Remaining ODI Schedule
| Match | Date | Venue |
|---|---|---|
| Third ODI | July 16 | Providence Stadium, Guyana |
| Fourth ODI | July 19 | Kensington Oval, Barbados |
| Fifth ODI | July 21 | Kensington Oval, Barbados |
The third match now carries more than routine mid-series importance.
West Indies need to prove their opening victory reflected sustainable strength rather than one successful chase. New Zealand have an opportunity to turn a milestone win into control of the series.
Final Verdict
New Zealand’s 400th ODI victory was built from the middle of the pitch.

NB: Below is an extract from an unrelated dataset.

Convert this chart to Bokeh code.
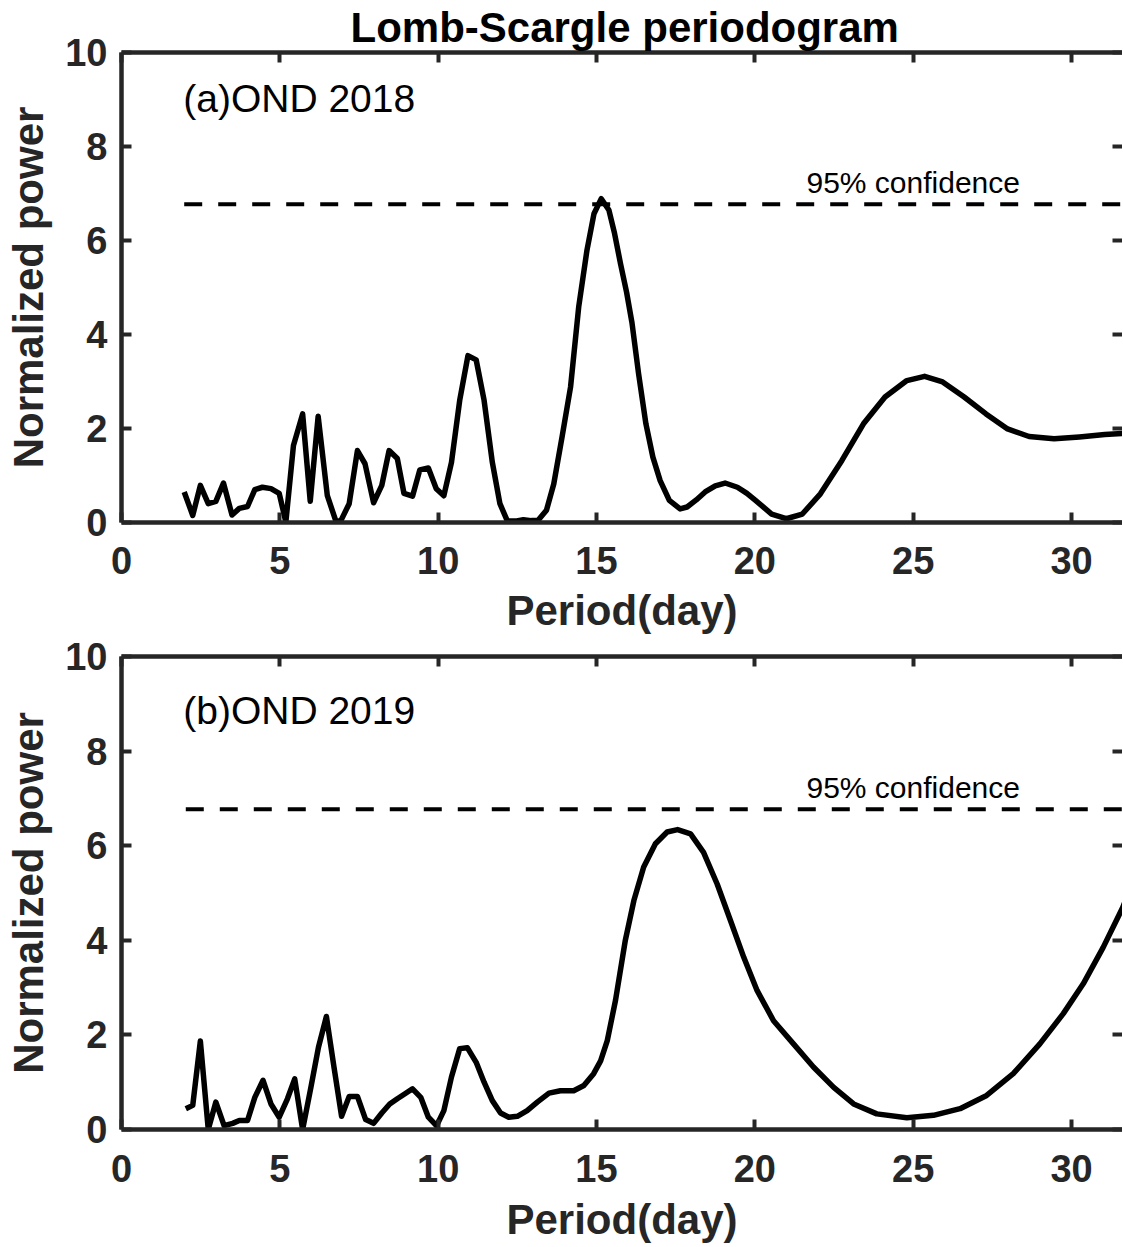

Lennox turned the ball, Santner controlled the innings, Bracewell contributed in both disciplines, and Latham stayed calm when the chase briefly became uncomfortable.
West Indies had reached 63 without loss and appeared capable of setting a defendable total. Their response to the first setback decided the match. Ten wickets fell for 75 runs, leaving the bowlers with almost no margin for error.
New Zealand wobbled at 52/3 and again at 96/5, but the target remained too small to generate lasting pressure.
The milestone belongs to the Black Caps. The warning belongs to West Indies.
On a surface where every run became harder once the ball aged, the home side failed to make enough of them while conditions were still in their favor.
FAQs
Who won the second ODI between West Indies and New Zealand?
New Zealand won by five wickets after chasing 139 in 32.4 overs.
Was this New Zealand’s 400th ODI win?
Yes. The victory at Providence completed New Zealand’s 400th win in men’s One Day International cricket.
Who was Player of the Match?
Jayden Lennox was named Player of the Match after taking 5/19 from eight overs.
What was the West Indies score?
West Indies were bowled out for 138 in 36 overs after losing all ten wickets for 75 runs following a 63-run opening stand.
Who scored the most runs for New Zealand?
Tom Latham top-scored with an unbeaten 37 from 61 balls.
What is the West Indies vs New Zealand ODI series score?
The five-match series is level at 1-1 after two games.
When is the third ODI?
The third ODI will be played at Providence Stadium on July 16, 2026.